EMI Calculator
Calculate the Equated Monthly Installment (EMI) for any loan. Enter the loan amount, interest rate, and tenure to see your fixed monthly payment, total interest, and total cost over the life of the loan.
EMI stands for Equated Monthly Installment. It is the fixed amount you pay each month to repay a loan over a set period. The EMI formula is: EMI = P x r x (1+r)^n / ((1+r)^n - 1), where P is the principal, r is the monthly interest rate, and n is the total number of monthly installments.
Each EMI payment contains two components: interest and principal repayment. In the early months, a larger portion goes toward interest. As the outstanding balance decreases, more of each payment goes toward principal. This is the standard amortization pattern used by banks worldwide.

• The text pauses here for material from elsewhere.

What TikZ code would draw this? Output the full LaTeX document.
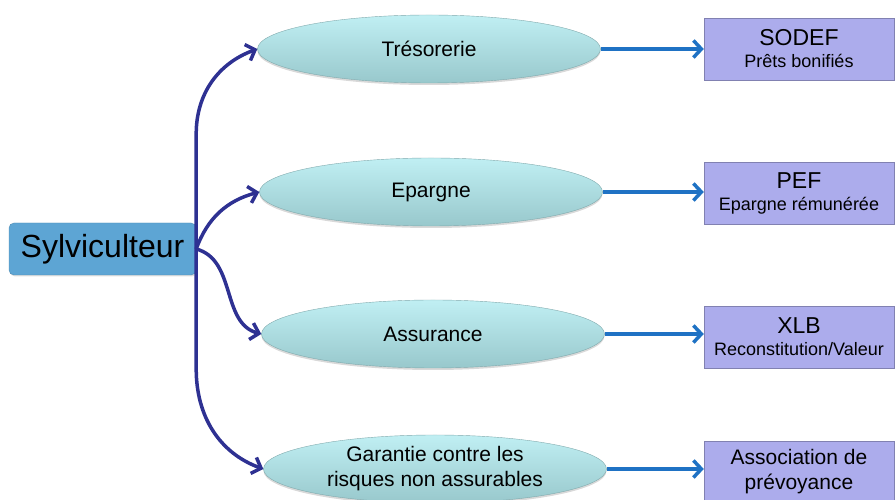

For example, a $500,000 loan at 8.5% for 20 years (240 months) has an EMI of about $4,339. Over the full term, you would pay approximately $541,350 in interest, making the total cost $1,041,350. That means you pay more than double the original loan amount when you include interest.
The three levers you can pull to reduce your EMI are: borrow less, get a lower rate, or extend the tenure. Extending tenure lowers your monthly payment but increases total interest significantly. A shorter tenure means higher monthly payments but much less total interest paid.